台湾Artiluxは,広帯域3Dセンシング向けの新技術「Artilux Explore Series」を発表した(会社HP)。
3Dセンシング技術には通常1µm以下の波長,一般的に850nmないしは940nmが使用されている。これらの波長には2つの難点がある。1つ目は太陽光の干渉による屋外性能低下であり,2つ目は人間の網膜はこのような波長のレーザーエネルギーを吸収しやすいため,レーザーの誤用や誤動作によって視力に損傷を与える危険性である。1µmを超える波長に広げようとする従来の試みは,低い量子効率(QE)が課題であり,940nmでは30%,1µm以上の波長では0%と大幅に低下していた。
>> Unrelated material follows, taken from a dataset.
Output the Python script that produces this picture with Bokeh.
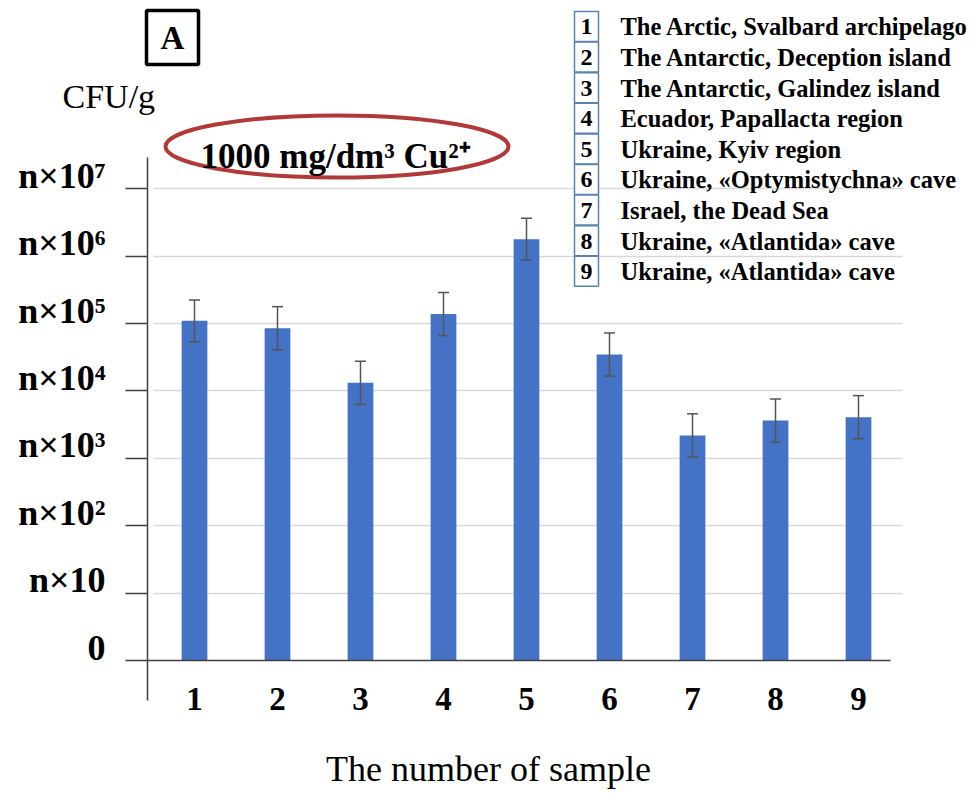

同社は新GeSi Time of Flight(ToF)技術によって,安全性の確保と最小限の太陽光干渉を実現することを目指し,より広帯域なスペクトルで光を吸収する能力限界を克服した。新技術は受光材料のGeSiとシリコンウエハーのCMOS技術を統合し,940nmでQEを70%に高め,50%のQEが達成できる範囲も1550nmまで拡大することに成功。物理的限界およびエンジニアリングのボトルネックを解消した。
さらに300MHz以上の変調周波数と合わせることで,太陽光の下でより高い精度の受光性能を発揮し,眼損傷のリスクを大幅に軽減するとし,こうしたソリューションを競争力ある価格で提供する体制も整備しているという。
同社ではこの新技術が,3D顔認証などの短距離応用から,屋内・屋外を問わないミクロン単位の精度を持ったAR(拡張現実),セキュリティー,ロボットや自動車の自立・自動運転といった中・長距離応用まで,幅広い分野で活用されるだろうとしている。